Dr. Melody Sucharewicz (מלודי סוכרביץ; born April 12, 1980) is the winner of the second and final season of Israel's popular TV show, The Ambassador, and a former foreign affairs adviser and spokesperson of Israeli former alternate Prime Minister, Defense Minister and IDF Chief of Staff Benny Gantz. Since the Hamas-led October 7 attacks in Israel in 2023, Sucharewicz has led a solidarity campaign for the families of Israeli hostages with German citizenship, supporting their efforts to mobilize the German public and political establishment to call for the release of their loved ones.

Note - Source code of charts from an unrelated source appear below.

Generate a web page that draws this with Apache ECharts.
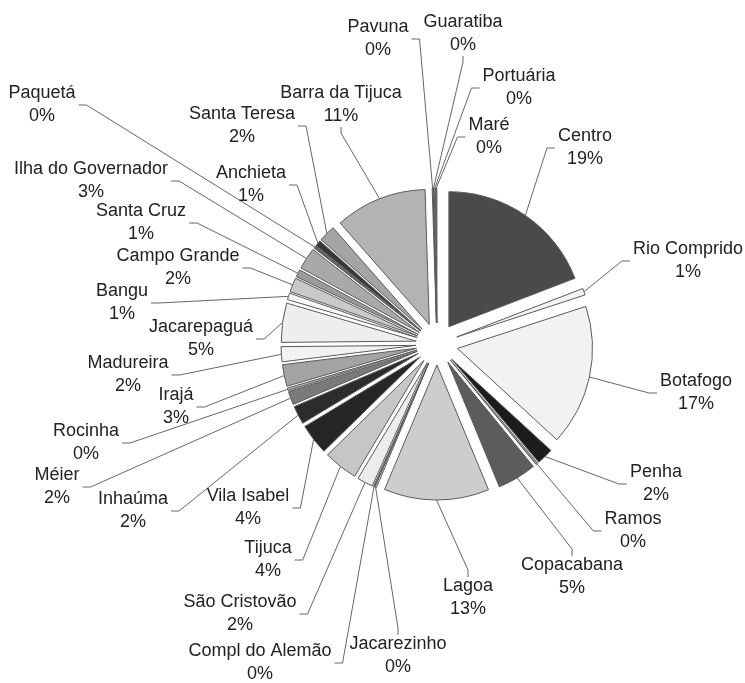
<!DOCTYPE html>
<html><head><meta charset="utf-8">
<script src="https://cdn.jsdelivr.net/npm/echarts@6/dist/echarts.min.js"></script>
<style>html,body{margin:0;padding:0;background:#fff}#c{width:745px;height:683px}</style>
</head><body><div id="c"></div>
<script>
// Slices, clockwise from 12 o'clock
const names = ['Centro','Rio Comprido','Botafogo','Penha','Ramos','Copacabana','Lagoa','Jacarezinho','Compl do Alemão','São Cristovão','Tijuca','Vila Isabel','Inhaúma','Méier','Rocinha','Irajá','Madureira','Jacarepaguá','Bangu','Campo Grande','Santa Cruz','Ilha do Governador','Paquetá','Anchieta','Santa Teresa','Barra da Tijuca','Pavuna','Guaratiba','Portuária','Maré'];
// Estimated shares (%)
const values = [19.2,0.8,16.9,2.0,0.25,4.7,12.6,0.2,0.15,1.9,4.1,3.7,2.2,1.6,0.3,2.6,1.8,4.7,0.8,1.7,0.9,2.6,0.3,0.7,2.0,11.0,0.1,0.1,0.15,0.15];
// Percent labels as printed
const pctLabels = ['19%','1%','17%','2%','0%','5%','13%','0%','0%','2%','4%','4%','2%','2%','0%','3%','2%','5%','1%','2%','1%','3%','0%','1%','2%','11%','0%','0%','0%','0%'];
const colors = ['#4a4a4a','#f4f4f4','#f2f2f2','#1c1c1c','#9a9a9a','#5c5c5c','#cdcdcd','#d8d8d8','#888888','#ececec','#c6c6c6','#262626','#2c2c2c','#7a7a7a','#b0b0b0','#a3a3a3','#f2f2f2','#eeeeee','#f6f6f6','#c9c9c9','#9c9c9c','#a9a9a9','#666666','#383838','#a4a4a4','#b3b3b3','#d0d0d0','#8a8a8a','#eeeeee','#7a7a7a'];
// Label layout: centre of each two-line label block, and the side the leader joins
const labelPosX = [585,688,696,656,633,572,468,398,260,240,268,248,133,57,86,176,128,201,122,178,141,91,42,251,242,341,378,463,519,489];
const labelPosY = [148,261,393,484,531,577,598,656,663,614,560,508,511,487,443,407,375,339,303,268,223,181,105,185,126,105,39,34,88,137];
const labelJoin = ['l','l','l','l','l','t','t','t','r','r','r','r','r','r','r','r','r','r','r','r','r','r','r','r','r','b','r','b','l','l'];

const FONT_SIZE = 18, LINE_H = 23, FONT_FAMILY = '"Liberation Sans", Arial, sans-serif';
const EXPLODE = 21;

const chart = echarts.init(document.getElementById('c'), null, {renderer:'canvas'});
chart.setOption({
  animation:false,
  series:[{
    type:'pie',
    center:[437,344],
    radius:135,
    startAngle:90,
    clockwise:true,
    selectedMode:'multiple',
    selectedOffset:EXPLODE,
    emphasis:{disabled:true},
    data: names.map((n,i)=>({name:n, value:values[i], selected:true, itemStyle:{color:colors[i]}})),
    itemStyle:{borderColor:'#5a5a5a', borderWidth:1},
    label:{show:false},
    labelLine:{show:false}
  }]
});

// Labels and leader lines, anchored on the library's slice layout
const measure = document.createElement('canvas').getContext('2d');
measure.font = FONT_SIZE + 'px ' + FONT_FAMILY;
const data = chart.getModel().getSeriesByIndex(0).getData();
const graphics = [];
names.forEach((n,i)=>{
  const L = data.getItemLayout(i);
  const mid = (L.startAngle + L.endAngle)/2;
  const d = L.r + EXPLODE;
  const start = [L.cx + Math.cos(mid)*d, L.cy + Math.sin(mid)*d];
  const text = n + '\n' + pctLabels[i];
  const w = Math.max(measure.measureText(n).width, measure.measureText(pctLabels[i]).width);
  const h = 2*LINE_H;
  const x = labelPosX[i], y = labelPosY[i];
  let elbow, end;
  switch(labelJoin[i]){
    case 'l': end=[x-w/2-3,y]; elbow=[x-w/2-11,y]; break;
    case 'r': end=[x+w/2+3,y]; elbow=[x+w/2+11,y]; break;
    case 't': end=[x,y-h/2+2]; elbow=[x,y-h/2-5]; break;
    default: end=[x,y+h/2-1]; elbow=[x,y+h/2+5];
  }
  graphics.push({type:'polyline', silent:true, shape:{points:[start, elbow, end]}, style:{stroke:'#666', lineWidth:1, fill:null}, z:5});
  graphics.push({type:'text', silent:true, x:x, y:y, style:{text:text, font:FONT_SIZE+'px '+FONT_FAMILY, lineHeight:LINE_H, fill:'#222', align:'center', verticalAlign:'middle'}, z:6});
});
chart.setOption({graphic:graphics});
</script></body></html>
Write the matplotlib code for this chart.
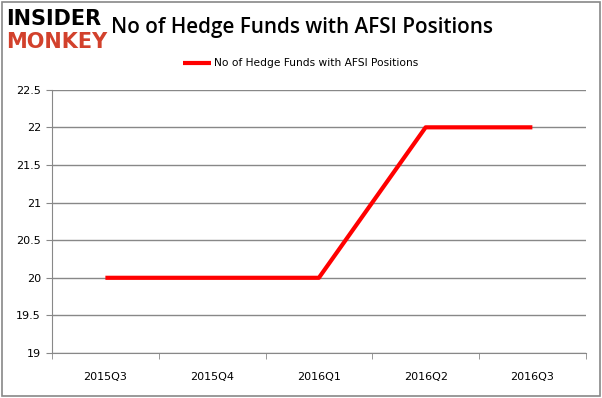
import matplotlib
matplotlib.use("Agg")
import matplotlib.pyplot as plt
from matplotlib.patches import Rectangle

# data
quarters = ["2015Q3", "2015Q4", "2016Q1", "2016Q2", "2016Q3"]
funds = [20, 20, 20, 22, 22]
yticks = [19, 19.5, 20, 20.5, 21, 21.5, 22, 22.5]
ytick_labels = ["19", "19.5", "20", "20.5", "21", "21.5", "22", "22.5"]

fig = plt.figure(figsize=(6.02, 3.98), dpi=100)
ax = fig.add_axes([0.0864, 0.113, 0.973 - 0.0864, 0.7746 - 0.113])

ax.plot(range(len(quarters)), funds, color="#ff0000", lw=3, solid_capstyle="butt",
        label="No of Hedge Funds with AFSI Positions")

ax.set_xlim(-0.5, len(quarters) - 0.5)
ax.set_ylim(19, 22.5)
ax.set_yticks(yticks)
ax.set_yticklabels(ytick_labels)
ax.set_xticks(range(len(quarters)))
ax.set_xticklabels(quarters)
ax.set_xticks([i - 0.5 for i in range(len(quarters) + 1)], minor=True)

ax.grid(axis="y", color="#888888", lw=1)
ax.set_axisbelow(True)
for s in ["top", "right"]:
    ax.spines[s].set_visible(False)
for s in ["left", "bottom"]:
    ax.spines[s].set_color("#888888")
ax.tick_params(axis="y", length=4, color="#888888", labelsize=8, pad=4)
ax.tick_params(axis="x", which="major", length=0, labelsize=8, pad=14)
ax.tick_params(axis="x", which="minor", length=4, color="#888888")

ax.legend(loc="center", bbox_to_anchor=(0.466, 1.10), frameon=False,
          fontsize=7.7, handlelength=2.6, handletextpad=0.3)

fig.text(0.501, 0.932, "No of Hedge Funds with AFSI Positions", ha="center", va="center",
         fontsize=14.9, family="Open Sans", weight="semibold")

# logo
fig.text(0.01, 0.952, "INSIDER", fontsize=15, weight="heavy", color="black",
         va="center", ha="left")
fig.text(0.01, 0.895, "MONKEY", fontsize=15, weight="heavy", color="#d2412c",
         va="center", ha="left")

fig.patches.append(Rectangle((0.003, 0.004), 0.994, 0.992, transform=fig.transFigure,
                             fill=False, edgecolor="#888888", lw=1.2))

fig.savefig("out.png", dpi=100)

"The Ambassador" is a reality series similar in format to the American The Apprentice game show, though its theme focuses on public diplomacy and political PR instead of business. Elected among hundreds of candidates. The aim is to choose a spokesperson for Israel from among several thousands of young professionals. Rhetoric and diplomatic skills, social competence, coping with hostile media, and skills in creative political PR of 14 final candidates were tested throughout a series of international challenges (Uganda, Sweden, Russia, United States), later broadcast on Israel's Channel Two. The three finalists of the show held speeches on their vision of peace at the headquarters of the United Nations in New York.

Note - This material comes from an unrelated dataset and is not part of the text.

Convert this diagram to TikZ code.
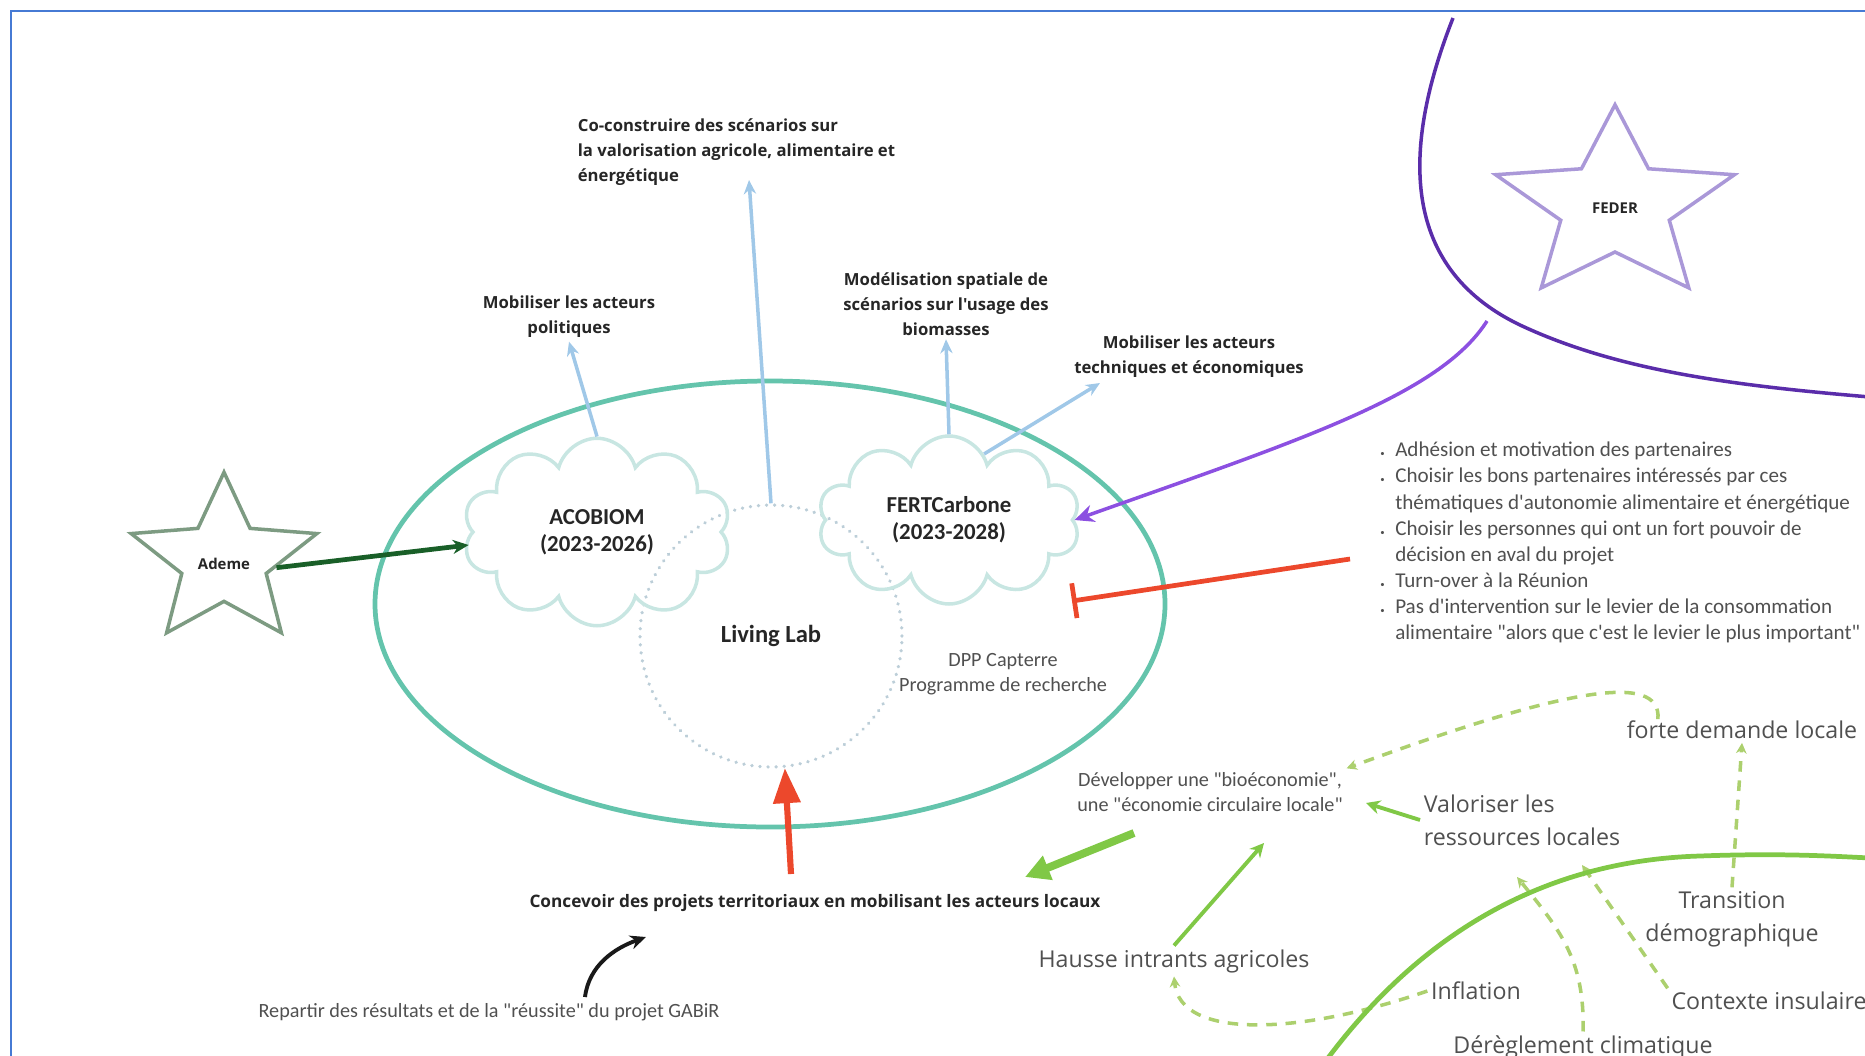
\documentclass[tikz,border=0pt]{standalone}
\usepackage{fontspec}
\setmainfont{Carlito}[Ligatures=TeXOff]
\newfontfamily\opensans{Open Sans}[Ligatures=TeXOff]
\usetikzlibrary{shapes.geometric,shapes.symbols,arrows.meta,positioning,calc}

\definecolor{frameblue}{RGB}{70,122,212}
\definecolor{ellteal}{RGB}{100,196,172}
\definecolor{cloudline}{RGB}{200,230,226}
\definecolor{dotline}{RGB}{188,206,216}
\definecolor{arrblue}{RGB}{160,200,232}
\definecolor{ademegreen}{RGB}{125,155,130}
\definecolor{darkgr}{RGB}{25,95,40}
\definecolor{federlav}{RGB}{170,152,216}
\definecolor{purparr}{RGB}{140,80,225}
\definecolor{purpline}{RGB}{90,45,170}
\definecolor{redarr}{RGB}{236,72,44}
\definecolor{leafgreen}{RGB}{128,200,70}
\definecolor{dashgreen}{RGB}{172,208,110}
\definecolor{txtgray}{RGB}{80,80,80}

\begin{document}
\begin{tikzpicture}[x=0.02cm,y=-0.02cm,
  goal/.style={font=\opensans\fontsize{9.5}{14.2}\selectfont\bfseries,text=black!85,align=center,inner sep=2pt},
  proj/.style={cloud,cloud puffs=10,cloud ignores aspect,draw=cloudline,line width=2pt,
    font=\fontsize{13}{15.6}\selectfont\bfseries,text=black!85,align=center},
  fund/.style={star,star points=5,star point ratio=2.2,line width=2pt,transform shape},
  fundtxt/.style={font=\opensans\fontsize{8.5}{10}\selectfont\bfseries,text=black!85},
  note/.style={font=\fontsize{11.5}{14.5}\selectfont,text=txtgray,align=center,inner sep=2pt},
  factor/.style={font=\opensans\fontsize{13.2}{18.8}\selectfont,text=txtgray,align=center,inner sep=2pt},
  bluearr/.style={arrblue,line width=2pt,-{Stealth[length=8pt,width=7pt]}},
  dgreen/.style={dashgreen,line width=2pt,dash pattern=on 6pt off 5pt,-{Stealth[length=6pt,width=6pt]}}]
\useasboundingbox (0,0) rectangle (1865,1055);
\draw[frameblue,line width=1.7pt] (11,1060) -- (11,11) -- (1870,11);

% living lab and projects
\draw[ellteal,line width=2.7pt] (770,604) ellipse [x radius=395, y radius=223];
\node[circle,draw=dotline,line width=2pt,dash pattern=on 0.1pt off 4.5pt,line cap=round,
  minimum size=5.24cm,font=\fontsize{14}{16}\selectfont\bfseries,text=black!85] (ll) at (771,636) {Living Lab};
\node[proj,minimum width=5.36cm,minimum height=3.75cm] (acobiom) at (597,532) {ACOBIOM\\(2023-2026)};
\node[proj,minimum width=5.24cm,minimum height=3.36cm] (fert) at (949,520) {FERTCarbone\\(2023-2028)};
\node[note] (dpp) at (1003,674) {DPP Capterre\\Programme de recherche};

% funders
\node[fund,draw=ademegreen,minimum size=3.55cm,xscale=1.1] (ademe) at (224,561) {};
\node[fundtxt] (ademetxt) at (224,564) {Ademe};
\node[fund,draw=federlav,minimum size=4.05cm,xscale=1.24] (feder) at (1615,206) {};
\node[fundtxt] (federtxt) at (1615,208) {FEDER};

% goals
\node[goal,align=left,anchor=west] (coco) at (574,152) {Co-construire des scénarios sur\\la valorisation agricole, alimentaire et\\énergétique};
\node[goal] (mobpol) at (569,317) {Mobiliser les acteurs\\politiques};
\node[goal] (model) at (946,304) {Modélisation spatiale de\\scénarios sur l'usage des\\biomasses};
\node[goal] (mobtech) at (1189,357) {Mobiliser les acteurs\\techniques et économiques};
\node[goal,font=\opensans\fontsize{9.8}{14}\selectfont\bfseries] (concevoir) at (815,903) {Concevoir des projets territoriaux en mobilisant les acteurs locaux};
\node[note] (repartir) at (489,1012) {Repartir des résultats et de la "réussite" du projet GABiR};

% obstacles
\node[anchor=north west,inner sep=0pt,font=\fontsize{12}{14.9}\selectfont,text=txtgray] (obst) at (1380,438) {%
  \begin{tabular}{@{}l@{\hspace{6pt}}l@{}}
  {\tiny\textbullet} & Adhésion et motivation des partenaires\\
  {\tiny\textbullet} & Choisir les bons partenaires intéressés par ces\\
   & thématiques d'autonomie alimentaire et énergétique\\
  {\tiny\textbullet} & Choisir les personnes qui ont un fort pouvoir de\\
   & décision en aval du projet\\
  {\tiny\textbullet} & Turn-over à la Réunion\\
  {\tiny\textbullet} & Pas d'intervention sur le levier de la consommation\\
   & alimentaire "alors que c'est le levier le plus important"
  \end{tabular}};

% context factors
\node[note] (dev) at (1210,792) {Développer une "bioéconomie",\\une "économie circulaire locale"};
\node[factor,align=left,anchor=west] (valor) at (1420,820) {Valoriser les\\ressources locales};
\node[factor] (forte) at (1742,730) {forte demande locale};
\node[factor] (trans) at (1732,919) {Transition\\démographique};
\node[factor] (ctx) at (1769,1001) {Contexte insulaire};
\node[factor] (infl) at (1476,991) {Inflation};
\node[factor] (dereg) at (1583,1047) {Dérèglement climatique};
\node[factor] (hausse) at (1174,961) {Hausse intrants agricoles};

% free ends
\coordinate (cocotip) at (749,180);
\coordinate (mobtechtip) at (1100,383);
\coordinate (federtail) at (1487,321);
\coordinate (stoptail) at (1350,559);
\coordinate (stoptip) at (1072,601);
\coordinate (lltail) at (791,874);
\coordinate (gabirtail) at (585,997);
\coordinate (gabirtip) at (646,937);
\coordinate (devtail) at (1134,833);
\coordinate (concevtip) at (1025,877);
\coordinate (devtipA) at (1264,843);
\coordinate (devtipB) at (1366,803);
\coordinate (ressA) at (1517,877);
\coordinate (ressB) at (1582,865);

% connectors
\draw[darkgr,line width=2.7pt,-{Stealth[length=9pt,width=8pt]}] (ademe.-8) -- ($(acobiom.west)+(-2,13)$);
\draw[bluearr] (acobiom.north) -- (mobpol.south);
\draw[bluearr] (ll.north) -- (cocotip);
\draw[bluearr] (fert.north) -- (model.south);
\draw[bluearr] (fert.62) -- (mobtechtip);
\draw[purpline,line width=2pt] (1453,18) .. controls (1405,140) and (1395,265) .. (1520,325)
  .. controls (1620,372) and (1740,386) .. (1870,397);
\draw[purparr,line width=2pt,-{Stealth[length=11pt,width=10pt]}] (federtail) .. controls (1440,395) and (1300,440) .. (fert.east);
\draw[redarr,line width=2.7pt,-{Bar[width=20pt]}] (stoptail) -- (stoptip);
\draw[redarr,line width=3.5pt,-{Triangle[length=20pt,width=15pt]}] (lltail) -- (ll.-84);
\draw[black!90,line width=2.2pt,-{Stealth[length=9pt,width=8pt]}] (gabirtail) .. controls (589,965) and (615,948) .. (gabirtip);
\draw[leafgreen,line width=4.5pt,-{Triangle[length=14pt,width=14pt]}] (devtail) -- (concevtip);
\draw[leafgreen,line width=2.2pt,-{Stealth[length=8pt,width=8pt]}] (valor.west) -- (devtipB);
\draw[leafgreen,line width=2.2pt,-{Stealth[length=8pt,width=8pt]}] (hausse.north) -- (devtipA);
\draw[dgreen] (trans.north) -- (forte.south);
\draw[dgreen] ($(forte.north west)+(35,2)$) .. controls (1662,670) and (1560,690) .. (dev.north east);
\draw[dgreen] (infl.west) .. controls (1300,1035) and (1180,1040) .. (hausse.south);
\draw[dgreen] (dereg.north) .. controls (1585,960) and (1560,930) .. (ressA);
\draw[dgreen] (ctx.north west) -- (ressB);
\draw[leafgreen,line width=2.7pt] (1325,1062) .. controls (1430,920) and (1560,860) .. (1700,856)
  .. controls (1780,853) and (1830,856) .. (1870,858);
\end{tikzpicture}
\end{document}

Chosen as the winner in 2006 by a high-profile committee (IDF General Gil Regev, journalist Rina Mazliach, media anchor Nachman Shai), Sucharewicz traveled around the world as a goodwill ambassador for Israel for one year. Her activities ranged from speaking engagements at the European Parliament to media appearances, publications and interviews concerning Israel's perception in the media and the Middle East peace process.

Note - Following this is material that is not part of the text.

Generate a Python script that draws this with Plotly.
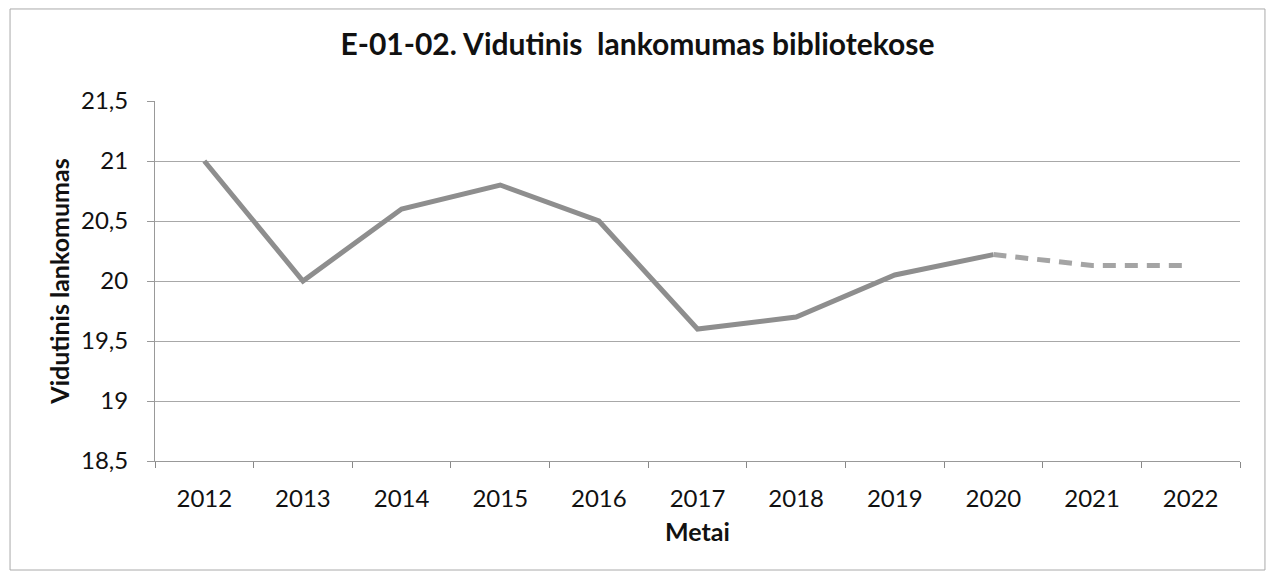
import plotly.graph_objects as go

years = ['2012', '2013', '2014', '2015', '2016', '2017', '2018', '2019', '2020', '2021', '2022']
actual = [21.0, 20.0, 20.6, 20.8, 20.5, 19.6, 19.7, 20.05, 20.22, None, None]
forecast = [None, None, None, None, None, None, None, None, 20.22, 20.13, 20.13]
y_ticks = [18.5, 19, 19.5, 20, 20.5, 21, 21.5]
y_ticktext = ['18,5', '19', '19,5', '20', '20,5', '21', '21,5']

FONT = 'Lato, Liberation Sans, sans-serif'
LINE = '#8e8e8e'

fig = go.Figure()
fig.add_trace(go.Scatter(x=years, y=actual, mode='lines',
                         line=dict(color=LINE, width=5), showlegend=False))
fig.add_trace(go.Scatter(x=years, y=forecast, mode='lines',
                         line=dict(color='#a4a4a4', width=5, dash='13px,9px'), showlegend=False))

fig.update_layout(
    width=1259, height=563,
    paper_bgcolor='white', plot_bgcolor='white',
    margin=dict(l=147, r=27, t=93, b=110),
    font=dict(family=FONT, color='#111', size=24),
    title=dict(text='<b>E-01-02. Vidutinis\u00a0 lankomumas bibliotekose</b>',
               x=0.5, xanchor='center', y=0.935, yanchor='middle',
               font=dict(size=30, family=FONT, color='#111')),
    xaxis=dict(type='category', range=[-0.5, 10.5], tickson='boundaries', ticks='outside', ticklen=6,
               tickcolor='#888', showline=True, linecolor='#999', linewidth=1,
               showgrid=False, ticklabelstandoff=16,
               title=dict(text='<b>Metai</b>', font=dict(size=25), standoff=12)),
    yaxis=dict(range=[18.5, 21.5], tickvals=y_ticks, ticktext=y_ticktext,
               ticks='outside', ticklen=7, tickcolor='#999',
               showline=True, linecolor='#999', linewidth=1,
               showgrid=True, gridcolor='#a8a8a8', gridwidth=1,
               ticklabelstandoff=14, zeroline=False,
               title=dict(text='<b>Vidutinis lankomumas</b>', font=dict(size=25), standoff=4)),
    shapes=[dict(type='rect', xref='paper', yref='paper', x0=-0.1336, x1=1.023, y0=-0.3028, y1=1.2556,
                 line=dict(color='#aaa', width=1))],
)

fig.write_html('out.html')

Born in Munich, Germany in 1980, Sucharewicz immigrated to Israel at the age of 19, where she earned a B.A. in sociology and anthropology and an M.Sc. in management sciences at Tel Aviv University. She holds a PhD in War Studies from King's College London, with her dissertation focusing on deradicalization processes of former Islamist extremists and terrorists.

After serving as goodwill ambassador, she returned to Israel, where she worked as an international relations adviser for the Peres Center for Peace. She was also the director of the German Israel Congress, Europe's largest pro-Israel event with 3000 participants, aiming at strengthening bilateral ties between Israel and Germany. Sucharewicz continues to work as a representative for Israel, with most engagements taking place in Germany and Israel, where she works as a political communications and strategy consultant, moderates and speaks at high-profile conferences and events.

She, together with the "For Yarden" foundation established the Hostages Square installation in Berlin's historic Bebelplatz square.

==Awards==
In 2024, Dr. Sucharewicz received the Honorary Award from the German NGO ELNET for her tireless support of the Israeli hostages' families' awareness campaign in Germany since the October 7 attacks.